Ironically, a representative of the American Academy of Pediatrics–an organization that fights vigorously for children to be permanently sterilized and mutilated in “gender affirming care,” is 100% against child tattoos and the loosening of laws happening in various states:

Yet as societal mores around tattooing shift — nearly half of all millennials have tattoos, compared with only 13 percent of the boomer generation, according to a 2015 survey by the Harris Poll — there is a wide spectrum of responses to tattoos on young people. There is no federal minimum age for tattoos, and state laws vary widely. Some mirror New York’s strict over-18 rules. Some permit tattooing with parental consent for people as young as 14 years old. About a dozen, including Ohio, West Virginia and Vermont, allow it with parental blessing and do not specify any minimum age.

It is a situation that Dr. Cora Bruener, a pediatrician and professor at the University of Washington Medical Center’s Seattle Children’s Hospital, and author of guidance on tattoos for pediatricians, issued by the American Academy of Pediatric Medicine, finds troubling.

“It is a permanent mark or a symbol you are putting on your body, and I don’t think kids under 18 have that kind of agency to make a decision,” Dr. Bruener said. “We need to look at these laws again.”
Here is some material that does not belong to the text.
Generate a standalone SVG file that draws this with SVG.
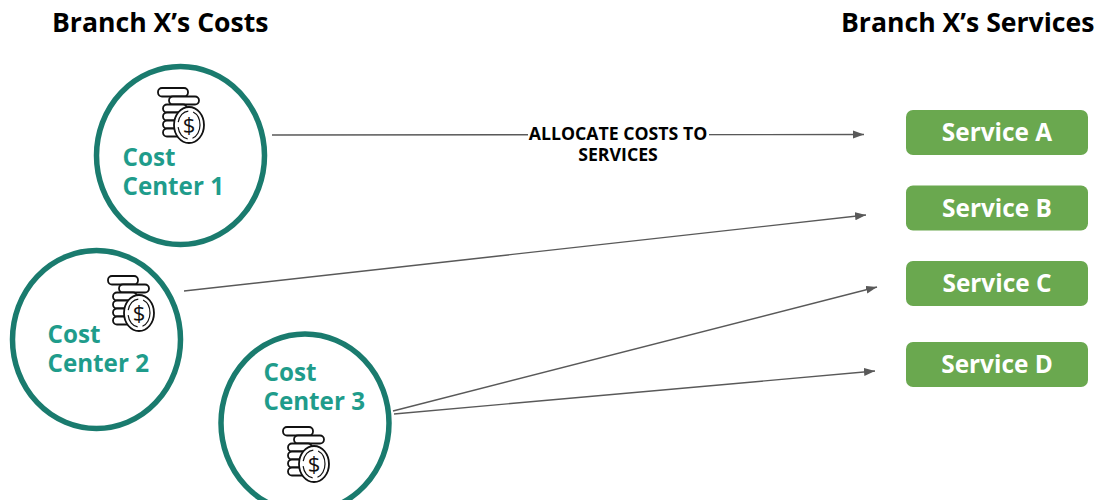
<svg xmlns="http://www.w3.org/2000/svg" width="1097" height="500" viewBox="0 0 1097 500">
<style>
text{font-family:"Open Sans","Noto Sans",sans-serif;font-weight:700}
.h{font-size:26.6px;fill:#000}
.c{font-size:24.200px;fill:#1f9c8b}
.s{font-size:24.400px;fill:#fff;text-anchor:middle}
.l{font-size:17.700px;fill:#000;text-anchor:middle}
.ring{fill:#fff;stroke:#1a7b6e;stroke-width:5.500}
.box{fill:#6aa84f}
.e{fill:none;stroke:#595959;stroke-width:1.4;marker-end:url(#a)}
.i{fill:#fff;stroke:#111;stroke-width:1.800}
</style>
<defs>
<marker id="a" markerUnits="userSpaceOnUse" markerWidth="12" markerHeight="10" refX="11" refY="4" orient="auto"><path d="M0 0L11 4L0 8Z" fill="#595959"/></marker>
<g id="coins">
<rect class="i" x="-25" y="-36" width="30" height="8.500" rx="4"/>
<rect class="i" x="-14" y="-27.500" width="30" height="8" rx="4"/>
<rect class="i" x="-20" y="-19.500" width="24" height="8" rx="4"/>
<rect class="i" x="-20" y="-11.500" width="24" height="8" rx="4"/>
<rect class="i" x="-20" y="-3.500" width="24" height="8" rx="4"/>
<rect class="i" x="-20" y="4.500" width="24" height="8" rx="4"/>
<ellipse class="i" cx="6" cy="1" rx="15" ry="18"/>
<ellipse cx="6" cy="1" rx="11" ry="14" fill="none" stroke="#111" stroke-width="1.200" stroke-dasharray="16 5"/>
<text x="6" y="9" font-size="22" text-anchor="middle" style="font-weight:400;fill:#111">$</text>
</g>
</defs>
<text class="h" x="52" y="32">Branch X’s Costs</text>
<text class="h" x="841" y="32">Branch X’s Services</text>
<g id="edges">
<path class="e" d="M272 135L864 134.500"/>
<path class="e" d="M184 291L866 215"/>
<path class="e" d="M393 411L877 287"/>
<path class="e" d="M394 414L875 371"/>
</g>
<rect x="528" y="124" width="181" height="20" fill="#fff"/>
<text class="l"><tspan x="618" y="140">ALLOCATE COSTS TO</tspan><tspan x="618" y="161">SERVICES</tspan></text>
<g id="cc1"><ellipse class="ring" cx="180.500" cy="155.500" rx="84" ry="89"/><use href="#coins" x="183" y="124"/><text class="c"><tspan x="122.500" y="166">Cost</tspan><tspan x="122.500" y="195">Center 1</tspan></text></g>
<g id="cc2"><ellipse class="ring" cx="96.500" cy="339.500" rx="84" ry="89"/><use href="#coins" x="133" y="312"/><text class="c"><tspan x="47.500" y="343">Cost</tspan><tspan x="47.500" y="372">Center 2</tspan></text></g>
<g id="cc3"><ellipse class="ring" cx="305" cy="423" rx="84" ry="89"/><use href="#coins" x="308" y="463"/><text class="c"><tspan x="263.500" y="381">Cost</tspan><tspan x="263.500" y="410">Center 3</tspan></text></g>
<g id="sa"><rect class="box" x="906" y="110" width="182" height="45" rx="7"/><text class="s" x="997" y="141">Service A</text></g>
<g id="sb"><rect class="box" x="906" y="185.500" width="182" height="45" rx="7"/><text class="s" x="997" y="216.500">Service B</text></g>
<g id="sc"><rect class="box" x="906" y="261" width="182" height="45" rx="7"/><text class="s" x="997" y="292">Service C</text></g>
<g id="sd"><rect class="box" x="906" y="342" width="182" height="45" rx="7"/><text class="s" x="997" y="373">Service D</text></g>
</svg>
So let’s get this straight: pre-kindergarteners can begin to “socially transition” their gender, and pre-pubescent children can choose to start taking hormones to prevent puberty, teens as young as 12-14 can and should get “top surgery” to remove healthy breast tissue, and older minors should be allowed to have their genitals removed.

Because they just “know” their gender and desperately need the surgeon’s knife to affirm it. That is the current position of the American Association of Pediatrics. Jazz wrote about it here, and I have elsewhere. The AAP is all in on mutilating children.

But kids under 18 don’t have the agency to get Mickey Mouse tattooed on their arm.

Uh, OK.

The problem with having a rational discussion about any of these issues is that we are dealing with people without an ounce of rationality. Some of them are extremely clever. They are great at presenting sophistical arguments for their positions, but they have no capacity for reason. They begin with a conclusion and work their way back to arrive at a convincing argument.

You cannot persuade such people, because persuasion assumes that your interlocutor is somehow connected to reason, logic, and facts. These people are not. Even some on the Left are starting to get nervous about how far things have gone.

That leaves force majeure. We simply must win as many elections as possible and outlaw gender affirming care for minors–at least to the extent that we can.

I am open to listening to smart rational people armed with reams of evidence who will argue that some tiny percentage of the population has something called “gender dysphoria” that requires medical and psychological treatment. Clearly there are many other types of body dysmorphia, such as anorexia. So this seems plausible to me. I have been having a conversation with one such person on Twitter and am in no position to dispute her contentions about her condition. How could I? And as she is an adult, why is it my business? It isn’t.

If our medical establishment could be trusted to investigate and develop treatments for gender dysphoria wholly centered on the well-being of the patient I would be disinclined to interfere. We all should be

But we are dealing with people who have the intelligence and integrity of witch doctors. So I say ban the witch doctor-type treatments.

I used to trust these people. But that trust has been broken. Right now the best we can do is put a stop to the worst of the abuses and try to figure out how to move forward.